TASK INPUT ->
□ □ □ □ □ □ □
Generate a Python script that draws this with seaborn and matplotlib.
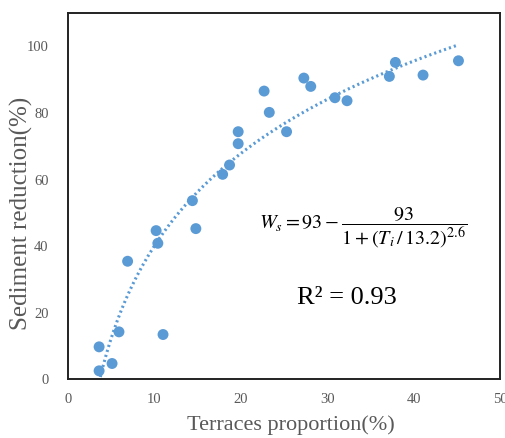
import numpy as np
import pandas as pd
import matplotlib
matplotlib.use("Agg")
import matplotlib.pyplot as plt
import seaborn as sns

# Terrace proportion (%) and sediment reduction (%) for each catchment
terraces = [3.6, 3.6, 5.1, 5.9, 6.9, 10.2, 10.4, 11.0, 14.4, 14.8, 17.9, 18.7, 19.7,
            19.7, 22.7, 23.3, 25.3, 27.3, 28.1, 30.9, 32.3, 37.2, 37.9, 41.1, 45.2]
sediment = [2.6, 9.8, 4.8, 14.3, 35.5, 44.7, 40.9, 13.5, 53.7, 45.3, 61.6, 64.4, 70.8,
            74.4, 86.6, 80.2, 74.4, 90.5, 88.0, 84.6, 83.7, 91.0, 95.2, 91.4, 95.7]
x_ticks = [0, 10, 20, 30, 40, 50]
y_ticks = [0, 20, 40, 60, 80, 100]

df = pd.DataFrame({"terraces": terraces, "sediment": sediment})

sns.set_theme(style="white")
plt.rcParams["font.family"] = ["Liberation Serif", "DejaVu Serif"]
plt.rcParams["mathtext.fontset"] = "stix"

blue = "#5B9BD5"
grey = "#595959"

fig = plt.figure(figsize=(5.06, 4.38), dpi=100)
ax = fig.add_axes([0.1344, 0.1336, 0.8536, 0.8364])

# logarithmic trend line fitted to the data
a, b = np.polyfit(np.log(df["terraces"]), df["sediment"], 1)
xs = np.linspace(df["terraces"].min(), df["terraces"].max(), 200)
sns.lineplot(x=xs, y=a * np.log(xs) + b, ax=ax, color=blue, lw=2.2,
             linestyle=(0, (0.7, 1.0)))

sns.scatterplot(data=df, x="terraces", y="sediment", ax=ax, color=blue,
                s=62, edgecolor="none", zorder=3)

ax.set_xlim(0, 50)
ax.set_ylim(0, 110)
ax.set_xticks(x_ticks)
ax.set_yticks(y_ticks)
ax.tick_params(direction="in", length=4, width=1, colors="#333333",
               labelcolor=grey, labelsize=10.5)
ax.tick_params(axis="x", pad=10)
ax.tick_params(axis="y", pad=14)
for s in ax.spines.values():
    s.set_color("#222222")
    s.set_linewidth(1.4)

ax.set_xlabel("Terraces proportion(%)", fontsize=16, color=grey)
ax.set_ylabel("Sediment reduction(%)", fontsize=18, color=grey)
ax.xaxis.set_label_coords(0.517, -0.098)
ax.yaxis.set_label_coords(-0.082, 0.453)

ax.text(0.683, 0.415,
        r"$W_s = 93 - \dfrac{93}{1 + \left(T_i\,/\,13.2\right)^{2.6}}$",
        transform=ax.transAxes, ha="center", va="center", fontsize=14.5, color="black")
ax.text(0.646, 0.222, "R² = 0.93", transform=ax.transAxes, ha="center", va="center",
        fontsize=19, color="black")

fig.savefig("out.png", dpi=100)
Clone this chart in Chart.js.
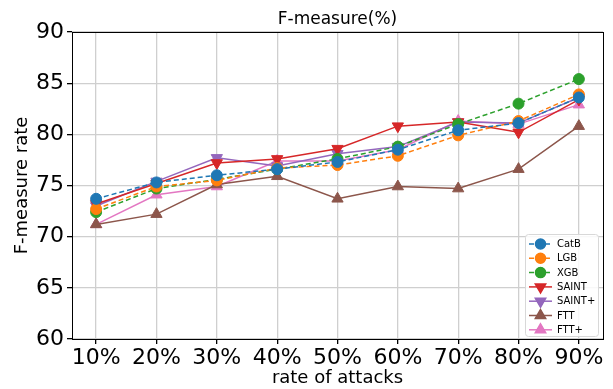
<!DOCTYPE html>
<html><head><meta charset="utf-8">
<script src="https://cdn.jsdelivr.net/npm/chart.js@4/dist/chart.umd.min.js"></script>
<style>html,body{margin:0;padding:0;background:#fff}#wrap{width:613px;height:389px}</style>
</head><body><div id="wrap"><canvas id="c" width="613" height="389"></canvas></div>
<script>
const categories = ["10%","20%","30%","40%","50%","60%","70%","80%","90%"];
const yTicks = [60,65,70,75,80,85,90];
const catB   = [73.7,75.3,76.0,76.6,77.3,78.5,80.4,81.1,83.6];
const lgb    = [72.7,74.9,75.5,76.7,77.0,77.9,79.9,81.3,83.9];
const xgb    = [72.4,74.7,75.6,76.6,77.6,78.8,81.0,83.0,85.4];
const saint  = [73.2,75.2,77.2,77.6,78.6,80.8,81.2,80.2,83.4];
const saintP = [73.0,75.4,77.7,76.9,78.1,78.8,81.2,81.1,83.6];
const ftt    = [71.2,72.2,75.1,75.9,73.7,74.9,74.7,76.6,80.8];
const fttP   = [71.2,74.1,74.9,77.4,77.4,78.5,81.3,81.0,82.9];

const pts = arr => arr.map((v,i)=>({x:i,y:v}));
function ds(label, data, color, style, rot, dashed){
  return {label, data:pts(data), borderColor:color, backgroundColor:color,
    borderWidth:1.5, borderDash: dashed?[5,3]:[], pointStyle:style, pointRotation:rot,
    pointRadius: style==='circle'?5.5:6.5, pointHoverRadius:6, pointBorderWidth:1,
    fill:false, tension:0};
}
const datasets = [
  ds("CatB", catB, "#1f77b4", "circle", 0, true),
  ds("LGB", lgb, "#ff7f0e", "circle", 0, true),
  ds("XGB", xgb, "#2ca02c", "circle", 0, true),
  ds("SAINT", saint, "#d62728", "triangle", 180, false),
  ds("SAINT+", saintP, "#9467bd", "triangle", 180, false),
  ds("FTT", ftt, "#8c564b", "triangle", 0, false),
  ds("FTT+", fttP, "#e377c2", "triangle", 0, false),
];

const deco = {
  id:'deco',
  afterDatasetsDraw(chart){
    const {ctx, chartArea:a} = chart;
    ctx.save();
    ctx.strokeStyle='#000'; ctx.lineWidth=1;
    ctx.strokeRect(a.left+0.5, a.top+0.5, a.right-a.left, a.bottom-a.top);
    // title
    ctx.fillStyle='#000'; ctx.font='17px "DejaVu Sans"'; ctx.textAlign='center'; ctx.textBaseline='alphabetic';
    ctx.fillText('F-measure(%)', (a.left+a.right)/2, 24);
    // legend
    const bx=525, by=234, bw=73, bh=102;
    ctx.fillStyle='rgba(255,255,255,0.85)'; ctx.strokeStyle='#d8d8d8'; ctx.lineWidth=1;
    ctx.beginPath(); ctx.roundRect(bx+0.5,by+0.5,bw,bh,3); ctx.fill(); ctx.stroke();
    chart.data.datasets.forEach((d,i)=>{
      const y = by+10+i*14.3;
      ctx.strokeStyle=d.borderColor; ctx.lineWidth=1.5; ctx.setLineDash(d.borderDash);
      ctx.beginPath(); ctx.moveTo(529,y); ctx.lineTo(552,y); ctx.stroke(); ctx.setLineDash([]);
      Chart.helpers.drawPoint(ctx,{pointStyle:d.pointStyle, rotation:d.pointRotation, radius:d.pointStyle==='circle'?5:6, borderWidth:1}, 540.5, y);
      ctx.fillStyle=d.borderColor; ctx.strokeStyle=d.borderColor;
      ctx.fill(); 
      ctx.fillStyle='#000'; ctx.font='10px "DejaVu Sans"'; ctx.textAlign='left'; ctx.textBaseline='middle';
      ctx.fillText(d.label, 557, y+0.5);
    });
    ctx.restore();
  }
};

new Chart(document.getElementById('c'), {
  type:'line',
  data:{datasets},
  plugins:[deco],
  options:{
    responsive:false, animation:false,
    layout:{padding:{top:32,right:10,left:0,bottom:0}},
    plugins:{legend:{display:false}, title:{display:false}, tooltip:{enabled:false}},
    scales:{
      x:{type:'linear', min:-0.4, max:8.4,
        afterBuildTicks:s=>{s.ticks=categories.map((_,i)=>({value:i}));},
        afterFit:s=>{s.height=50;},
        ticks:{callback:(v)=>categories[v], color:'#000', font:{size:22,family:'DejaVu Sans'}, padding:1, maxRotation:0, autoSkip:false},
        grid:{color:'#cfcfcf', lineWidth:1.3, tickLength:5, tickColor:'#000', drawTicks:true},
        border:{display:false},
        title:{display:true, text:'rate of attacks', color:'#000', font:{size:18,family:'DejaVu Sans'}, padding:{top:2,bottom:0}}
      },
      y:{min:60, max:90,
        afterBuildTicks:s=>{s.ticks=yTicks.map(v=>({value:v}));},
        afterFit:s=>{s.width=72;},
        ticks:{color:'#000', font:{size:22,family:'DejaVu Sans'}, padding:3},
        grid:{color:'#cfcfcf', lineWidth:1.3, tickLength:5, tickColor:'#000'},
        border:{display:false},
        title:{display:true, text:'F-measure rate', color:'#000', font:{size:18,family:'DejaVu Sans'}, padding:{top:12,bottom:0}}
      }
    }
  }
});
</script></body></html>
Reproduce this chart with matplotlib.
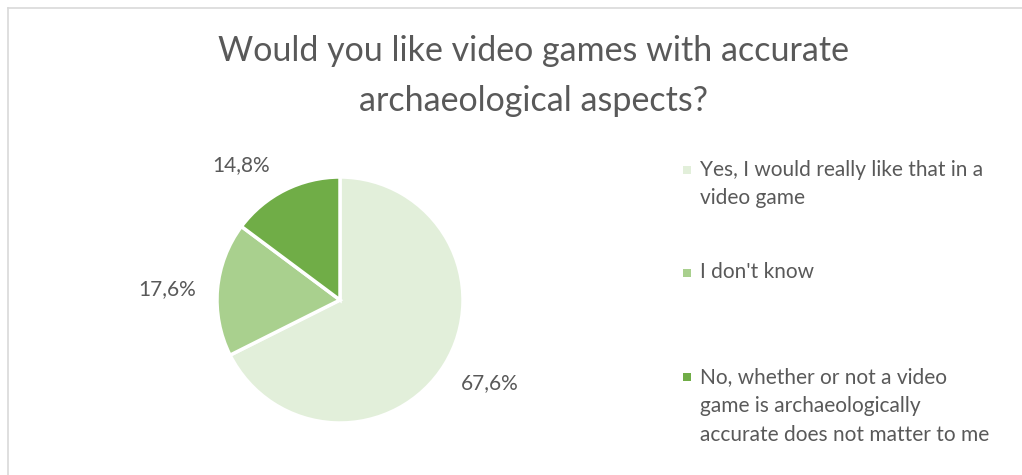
□ □ □ □ □ □ □
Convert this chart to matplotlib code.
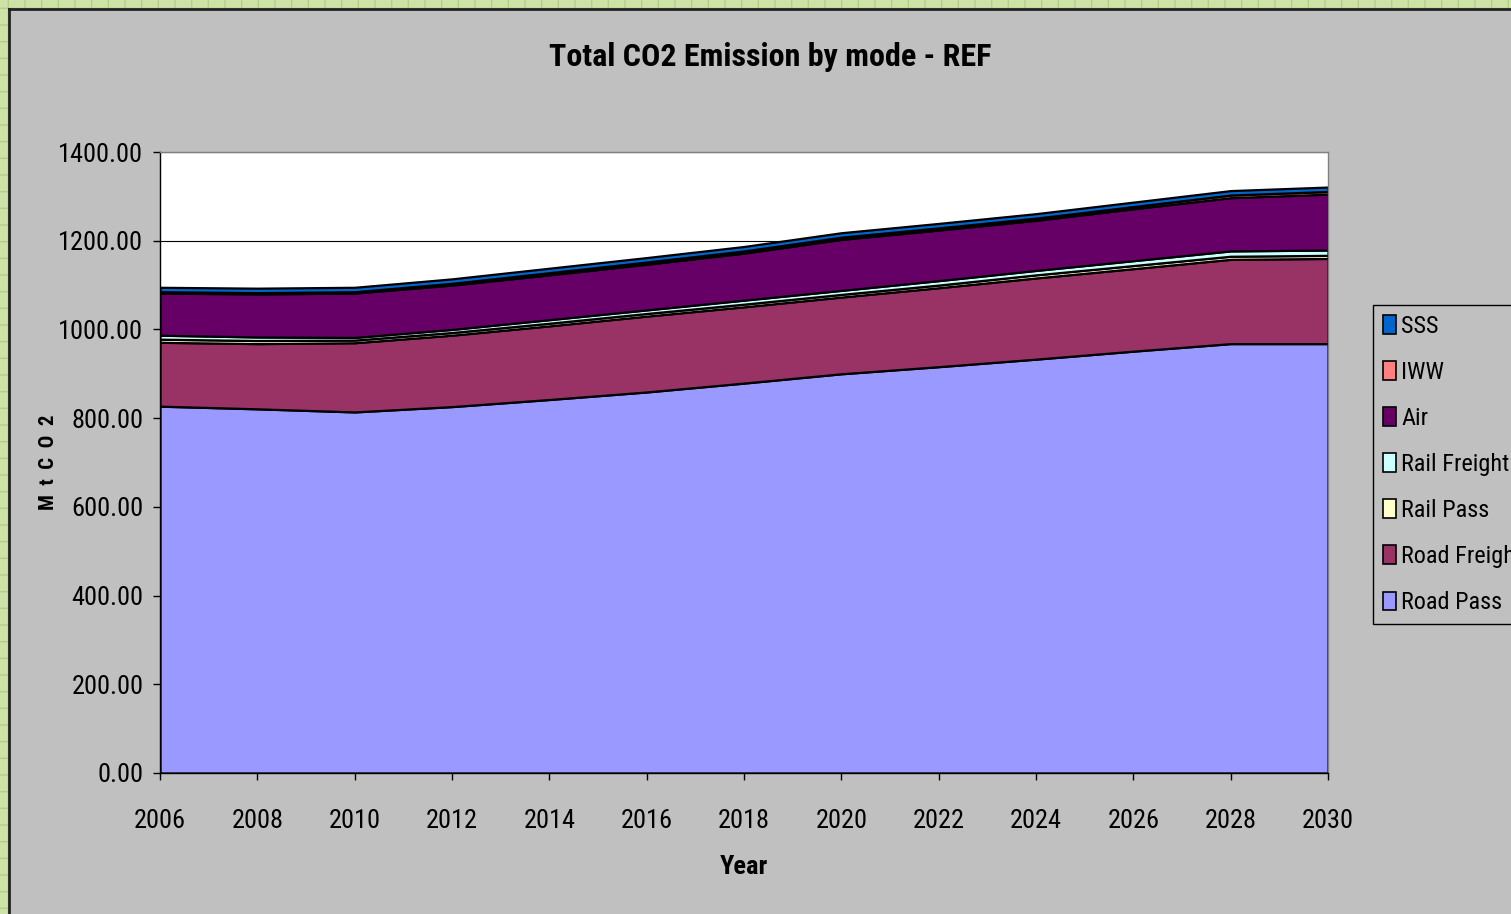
□ □ □ □ □ □ □
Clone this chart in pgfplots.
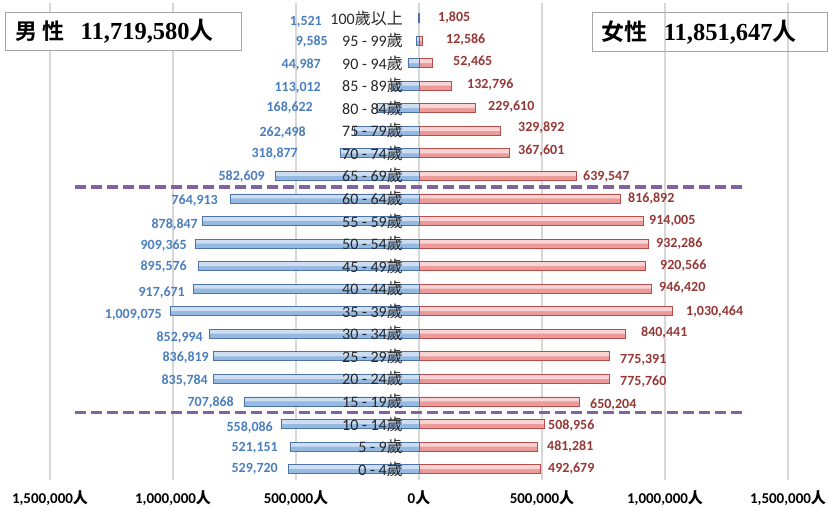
□ □ □ □ □ □ □
WORK REQUIRED -> Using the entries above, transcribe every line from the line containing "Generate a Python" through the line containing "import seaborn as sns". Do not copy pictures.

RESPONSE BELOW ->
Generate a Python script that draws this with seaborn and matplotlib.
import numpy as np
import pandas as pd
import matplotlib
matplotlib.use("Agg")
import matplotlib.pyplot as plt
import seaborn as sns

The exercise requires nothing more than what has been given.